This is an opinion piece written by William Francis, a member of the Radical Association’s board. It was first published on 15th August 2025.
With the seeming re-emergence of state socialism as a political doctrine on the left of UK politics (such as embodied by Zack Polanski of the Greens or by Jeremy Corbyn and Zarah Sultana of the left-wing [placeholder] party, we take a fresh look at historic left-wing Liberal arguments against the dangers of state socialism.
George Watson’s 1967 pamphlet Is Socialism Left? comes from an often-overlooked Liberal discourse of challenging the left-wing credentials of Socialism.
Indeed, ten years prior in a Chapter in The Unservile State (which Watson himself edited), Elliot Dodds argued that (state) socialist obsession with economic planning made them supporters of a de facto aristocratic society, in contrast to the “concern for opportunity for the individual person”, and previous defined left-wing thought.
Watson’s pamphlet expands upon this argument and argues that Socialism is inextricably tied to violence, gross inequality, and censorship. For a 21st-century reader, these pronouncements seem somewhat dated. Watson’s evidence for most of these claims comes from practices of the Stalinist USSR and Titoist Yugoslavia, as well as “the founder-prophets of British Socialism”, many of whom were eugenicists.
However, the pamphlet does provide some guidance in the contemporary democratic world. Watson reminds us that social welfare provision was erroneously called socialism in 1960s (a problem that endures in the present), noting that “It is remarkable how many people believe that social reform in Britain only began in earnest with the election of a Labour Government in 1945”. He argues that Bismarck’s and Chiang Kai-shek’s social welfare legislation should dissuade anyone of this notion and encourages Liberals to highlight the role of the Bannerman and Asquith governments in establishing the welfare state.
His most significant argument for the contemporary reader is on inequality that is manifested in economic planning between the planner and the planned. Though Dodds touched on this in The Unservile State with regard to economic planning in general, Watson focused on the growing powers of central government to interfere with free collective bargaining.
Readers familiar with the 1970s will no doubt be aware that this sort of state socialism led to the winter of discontent, but there are echoes of this in the present. The Labour government’s hostility towards doctors amid industrial action, as well as the Conservative party calling for doctors to be banned from striking (much like it was for all workers east of the Iron Curtain), shows that the inequality between the planner and the planned remains pertinent for Liberals and through grappling with this issue we can appeal to trade unionists on a distinctly liberal platform.

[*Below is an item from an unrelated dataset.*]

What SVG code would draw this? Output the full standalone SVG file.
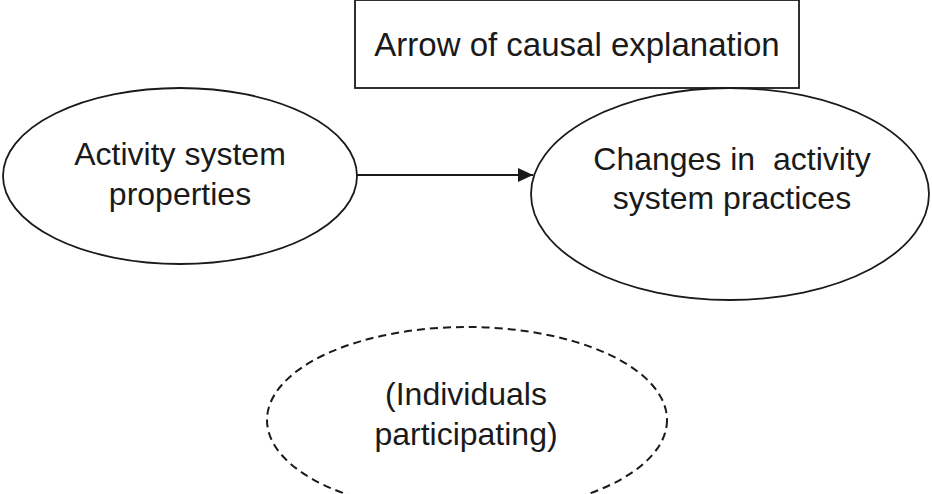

Following the fall of the Berlin Wall, the collapse of the USSR, the emergence of market reforms in the nominally communist world, and the rise of third-way social democracy (as practised by New Labour), Liberal anti-socialism has seemed somewhat antiquated, if not downright reactionary, to many Liberals.
However, in light of Zack Polanski’s seemingly successful campaign for the Green Party’s leadership campaign, and the seismic emergence of the Corbyn-Sultana party, Socialism is back on the British political menu. We Liberals may need to rearticulate the arguments against state socialism.